### Raw records
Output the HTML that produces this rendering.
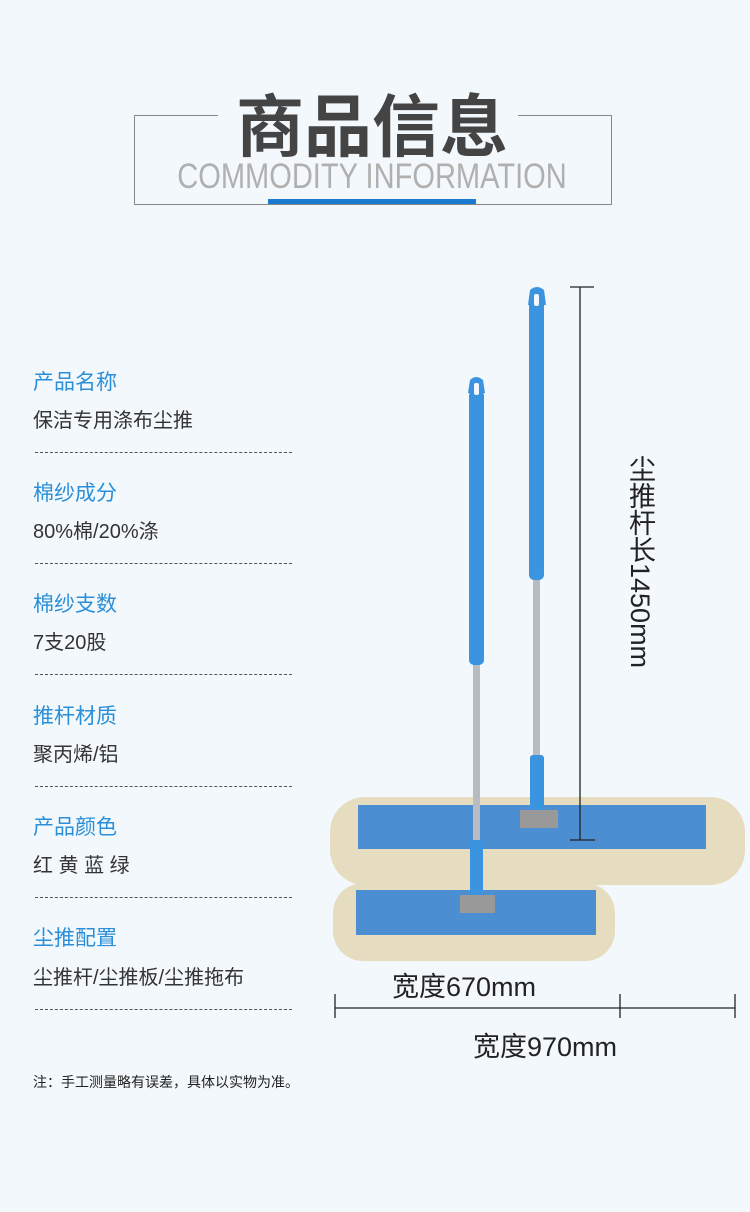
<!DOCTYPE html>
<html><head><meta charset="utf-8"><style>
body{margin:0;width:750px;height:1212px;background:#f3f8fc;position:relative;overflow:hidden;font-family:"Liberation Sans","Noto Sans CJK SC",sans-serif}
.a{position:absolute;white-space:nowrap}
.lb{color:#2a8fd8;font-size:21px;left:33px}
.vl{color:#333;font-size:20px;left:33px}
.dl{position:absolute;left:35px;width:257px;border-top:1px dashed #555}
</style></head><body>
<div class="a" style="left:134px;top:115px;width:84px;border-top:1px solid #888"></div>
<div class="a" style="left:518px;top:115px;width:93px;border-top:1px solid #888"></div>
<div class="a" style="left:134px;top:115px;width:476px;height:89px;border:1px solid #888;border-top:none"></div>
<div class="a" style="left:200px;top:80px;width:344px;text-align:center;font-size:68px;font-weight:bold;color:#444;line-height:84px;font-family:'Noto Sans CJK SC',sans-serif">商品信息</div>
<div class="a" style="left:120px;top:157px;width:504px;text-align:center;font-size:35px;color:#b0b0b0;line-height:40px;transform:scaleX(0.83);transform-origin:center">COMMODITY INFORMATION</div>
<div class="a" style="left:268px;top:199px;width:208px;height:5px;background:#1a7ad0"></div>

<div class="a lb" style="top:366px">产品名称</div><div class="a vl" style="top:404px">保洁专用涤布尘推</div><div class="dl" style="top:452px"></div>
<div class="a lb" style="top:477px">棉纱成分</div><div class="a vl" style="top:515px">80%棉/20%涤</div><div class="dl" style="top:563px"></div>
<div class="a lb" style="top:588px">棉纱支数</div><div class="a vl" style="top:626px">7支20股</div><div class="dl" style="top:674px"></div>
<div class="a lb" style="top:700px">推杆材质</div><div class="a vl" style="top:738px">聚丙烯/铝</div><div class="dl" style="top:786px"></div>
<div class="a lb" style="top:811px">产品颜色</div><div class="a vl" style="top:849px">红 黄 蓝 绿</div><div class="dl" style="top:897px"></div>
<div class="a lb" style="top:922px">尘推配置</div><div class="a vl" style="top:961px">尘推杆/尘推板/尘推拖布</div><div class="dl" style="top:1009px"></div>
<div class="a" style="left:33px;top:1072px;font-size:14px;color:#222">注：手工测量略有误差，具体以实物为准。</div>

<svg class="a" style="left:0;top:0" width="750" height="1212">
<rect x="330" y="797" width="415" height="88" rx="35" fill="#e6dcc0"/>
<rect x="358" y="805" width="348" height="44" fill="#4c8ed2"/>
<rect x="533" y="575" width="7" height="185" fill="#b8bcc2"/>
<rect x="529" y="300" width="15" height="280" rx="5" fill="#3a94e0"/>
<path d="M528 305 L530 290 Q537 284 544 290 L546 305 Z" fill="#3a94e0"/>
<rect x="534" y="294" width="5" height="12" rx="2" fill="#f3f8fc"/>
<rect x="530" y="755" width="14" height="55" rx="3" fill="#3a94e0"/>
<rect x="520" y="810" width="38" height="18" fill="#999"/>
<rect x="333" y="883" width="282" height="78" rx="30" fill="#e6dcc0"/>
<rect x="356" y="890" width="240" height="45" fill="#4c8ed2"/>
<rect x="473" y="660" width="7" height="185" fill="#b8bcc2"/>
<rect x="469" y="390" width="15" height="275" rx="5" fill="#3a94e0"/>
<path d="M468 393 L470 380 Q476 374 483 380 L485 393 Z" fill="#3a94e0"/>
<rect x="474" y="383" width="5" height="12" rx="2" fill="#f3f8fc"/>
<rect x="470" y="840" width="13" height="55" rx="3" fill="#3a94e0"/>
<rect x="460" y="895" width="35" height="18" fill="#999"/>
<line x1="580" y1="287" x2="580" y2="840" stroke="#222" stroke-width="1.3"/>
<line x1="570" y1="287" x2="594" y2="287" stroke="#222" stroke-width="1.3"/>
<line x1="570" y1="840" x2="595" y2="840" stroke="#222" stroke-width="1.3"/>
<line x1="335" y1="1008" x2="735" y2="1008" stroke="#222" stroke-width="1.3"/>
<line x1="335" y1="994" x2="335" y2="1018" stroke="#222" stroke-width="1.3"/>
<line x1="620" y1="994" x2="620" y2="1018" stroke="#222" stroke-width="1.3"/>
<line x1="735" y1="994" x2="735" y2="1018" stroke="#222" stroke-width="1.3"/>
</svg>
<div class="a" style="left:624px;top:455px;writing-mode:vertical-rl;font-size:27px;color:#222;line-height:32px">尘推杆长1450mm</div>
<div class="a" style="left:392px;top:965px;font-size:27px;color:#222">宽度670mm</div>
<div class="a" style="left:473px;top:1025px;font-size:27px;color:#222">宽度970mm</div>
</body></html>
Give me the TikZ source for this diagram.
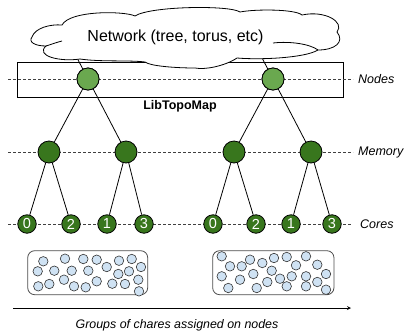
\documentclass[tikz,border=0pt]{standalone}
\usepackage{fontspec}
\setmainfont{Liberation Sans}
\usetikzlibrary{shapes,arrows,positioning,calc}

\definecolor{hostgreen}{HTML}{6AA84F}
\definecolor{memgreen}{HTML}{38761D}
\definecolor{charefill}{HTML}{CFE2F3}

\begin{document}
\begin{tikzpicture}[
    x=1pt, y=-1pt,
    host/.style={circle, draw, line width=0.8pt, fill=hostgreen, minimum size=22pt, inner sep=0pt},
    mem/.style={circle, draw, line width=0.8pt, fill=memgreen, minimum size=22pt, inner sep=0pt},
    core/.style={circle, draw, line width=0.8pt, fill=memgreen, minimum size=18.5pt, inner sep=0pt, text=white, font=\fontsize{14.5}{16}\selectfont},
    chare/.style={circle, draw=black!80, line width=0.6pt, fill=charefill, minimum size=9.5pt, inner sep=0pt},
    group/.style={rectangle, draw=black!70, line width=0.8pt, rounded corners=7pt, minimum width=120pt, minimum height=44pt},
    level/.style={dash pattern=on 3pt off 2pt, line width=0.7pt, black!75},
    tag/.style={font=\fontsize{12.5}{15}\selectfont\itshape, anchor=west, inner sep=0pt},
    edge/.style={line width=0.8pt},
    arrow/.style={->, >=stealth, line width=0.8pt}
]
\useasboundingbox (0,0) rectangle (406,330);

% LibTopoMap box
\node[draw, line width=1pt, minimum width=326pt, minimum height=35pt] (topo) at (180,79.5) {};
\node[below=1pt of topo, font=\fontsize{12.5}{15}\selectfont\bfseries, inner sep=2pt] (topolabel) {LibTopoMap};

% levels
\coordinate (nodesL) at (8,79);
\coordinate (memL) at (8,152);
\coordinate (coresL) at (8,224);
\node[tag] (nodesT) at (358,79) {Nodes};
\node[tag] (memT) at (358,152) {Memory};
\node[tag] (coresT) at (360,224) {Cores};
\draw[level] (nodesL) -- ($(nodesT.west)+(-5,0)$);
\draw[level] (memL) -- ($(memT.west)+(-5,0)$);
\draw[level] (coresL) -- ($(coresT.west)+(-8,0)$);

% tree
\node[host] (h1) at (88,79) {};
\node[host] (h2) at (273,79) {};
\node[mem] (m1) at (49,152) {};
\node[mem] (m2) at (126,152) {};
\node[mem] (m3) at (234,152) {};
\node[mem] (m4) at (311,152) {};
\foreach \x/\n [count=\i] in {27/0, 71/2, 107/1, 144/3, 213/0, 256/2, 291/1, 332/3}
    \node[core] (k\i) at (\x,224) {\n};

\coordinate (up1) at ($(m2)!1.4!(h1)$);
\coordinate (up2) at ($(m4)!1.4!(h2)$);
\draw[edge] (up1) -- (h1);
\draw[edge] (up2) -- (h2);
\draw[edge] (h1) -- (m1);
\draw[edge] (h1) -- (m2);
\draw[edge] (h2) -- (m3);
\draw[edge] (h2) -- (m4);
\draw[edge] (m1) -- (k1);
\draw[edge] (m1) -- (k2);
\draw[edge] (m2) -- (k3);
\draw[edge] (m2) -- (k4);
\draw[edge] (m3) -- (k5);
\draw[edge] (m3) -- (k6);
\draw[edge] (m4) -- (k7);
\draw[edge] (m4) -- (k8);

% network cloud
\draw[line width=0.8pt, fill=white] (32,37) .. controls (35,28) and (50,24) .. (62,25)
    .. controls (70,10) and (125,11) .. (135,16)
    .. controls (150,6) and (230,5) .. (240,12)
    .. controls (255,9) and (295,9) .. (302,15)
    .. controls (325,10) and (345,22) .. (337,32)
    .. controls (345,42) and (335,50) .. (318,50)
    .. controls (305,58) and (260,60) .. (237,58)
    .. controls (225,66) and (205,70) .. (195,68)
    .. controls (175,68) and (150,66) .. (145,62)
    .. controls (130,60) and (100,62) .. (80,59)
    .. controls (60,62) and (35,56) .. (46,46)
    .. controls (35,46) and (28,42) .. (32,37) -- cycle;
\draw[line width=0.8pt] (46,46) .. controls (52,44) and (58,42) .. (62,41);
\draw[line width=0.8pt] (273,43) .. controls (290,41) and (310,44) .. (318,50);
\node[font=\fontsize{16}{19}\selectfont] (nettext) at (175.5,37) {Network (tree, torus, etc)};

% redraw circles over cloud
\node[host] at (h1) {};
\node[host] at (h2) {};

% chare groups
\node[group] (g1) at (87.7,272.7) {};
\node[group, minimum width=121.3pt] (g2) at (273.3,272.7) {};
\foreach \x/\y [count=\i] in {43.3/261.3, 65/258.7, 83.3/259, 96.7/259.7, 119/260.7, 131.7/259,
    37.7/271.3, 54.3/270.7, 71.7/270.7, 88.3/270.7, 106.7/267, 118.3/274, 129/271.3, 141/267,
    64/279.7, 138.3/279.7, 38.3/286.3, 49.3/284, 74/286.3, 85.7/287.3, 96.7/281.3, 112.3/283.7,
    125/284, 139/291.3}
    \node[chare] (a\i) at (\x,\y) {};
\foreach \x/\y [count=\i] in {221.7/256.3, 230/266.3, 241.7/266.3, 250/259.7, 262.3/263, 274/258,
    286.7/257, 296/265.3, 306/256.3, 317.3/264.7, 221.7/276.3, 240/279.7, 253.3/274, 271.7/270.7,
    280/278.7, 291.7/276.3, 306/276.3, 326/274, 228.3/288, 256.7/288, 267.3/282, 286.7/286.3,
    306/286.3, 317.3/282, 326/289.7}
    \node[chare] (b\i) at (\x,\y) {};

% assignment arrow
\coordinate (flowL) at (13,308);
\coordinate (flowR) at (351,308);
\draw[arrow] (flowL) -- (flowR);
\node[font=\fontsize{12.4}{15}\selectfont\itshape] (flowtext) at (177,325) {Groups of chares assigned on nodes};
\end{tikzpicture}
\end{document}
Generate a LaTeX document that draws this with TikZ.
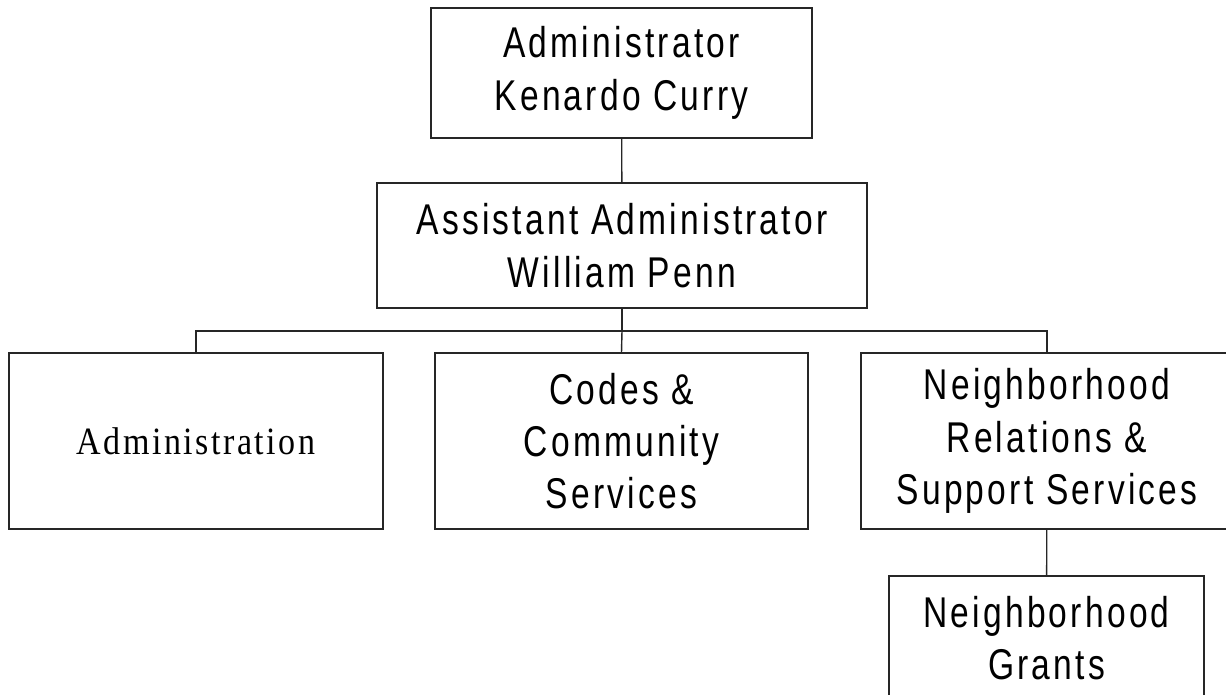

### What to produce
Set down, word for word, the lines from the one holding "Give me the TikZ source for this diagram." through the one holding "inner sep=2pt] (topolabel)". Skip the pictures.

### Final result
Give me the TikZ source for this diagram.
\documentclass[tikz,border=0pt]{standalone}
\usepackage{fontspec}
\setmainfont{Liberation Sans}
\usetikzlibrary{shapes,arrows,positioning,calc}

\definecolor{hostgreen}{HTML}{6AA84F}
\definecolor{memgreen}{HTML}{38761D}
\definecolor{charefill}{HTML}{CFE2F3}

\begin{document}
\begin{tikzpicture}[
    x=1pt, y=-1pt,
    host/.style={circle, draw, line width=0.8pt, fill=hostgreen, minimum size=22pt, inner sep=0pt},
    mem/.style={circle, draw, line width=0.8pt, fill=memgreen, minimum size=22pt, inner sep=0pt},
    core/.style={circle, draw, line width=0.8pt, fill=memgreen, minimum size=18.5pt, inner sep=0pt, text=white, font=\fontsize{14.5}{16}\selectfont},
    chare/.style={circle, draw=black!80, line width=0.6pt, fill=charefill, minimum size=9.5pt, inner sep=0pt},
    group/.style={rectangle, draw=black!70, line width=0.8pt, rounded corners=7pt, minimum width=120pt, minimum height=44pt},
    level/.style={dash pattern=on 3pt off 2pt, line width=0.7pt, black!75},
    tag/.style={font=\fontsize{12.5}{15}\selectfont\itshape, anchor=west, inner sep=0pt},
    edge/.style={line width=0.8pt},
    arrow/.style={->, >=stealth, line width=0.8pt}
]
\useasboundingbox (0,0) rectangle (406,330);

% LibTopoMap box
\node[draw, line width=1pt, minimum width=326pt, minimum height=35pt] (topo) at (180,79.5) {};
\node[below=1pt of topo, font=\fontsize{12.5}{15}\selectfont\bfseries, inner sep=2pt] (topolabel) {LibTopoMap};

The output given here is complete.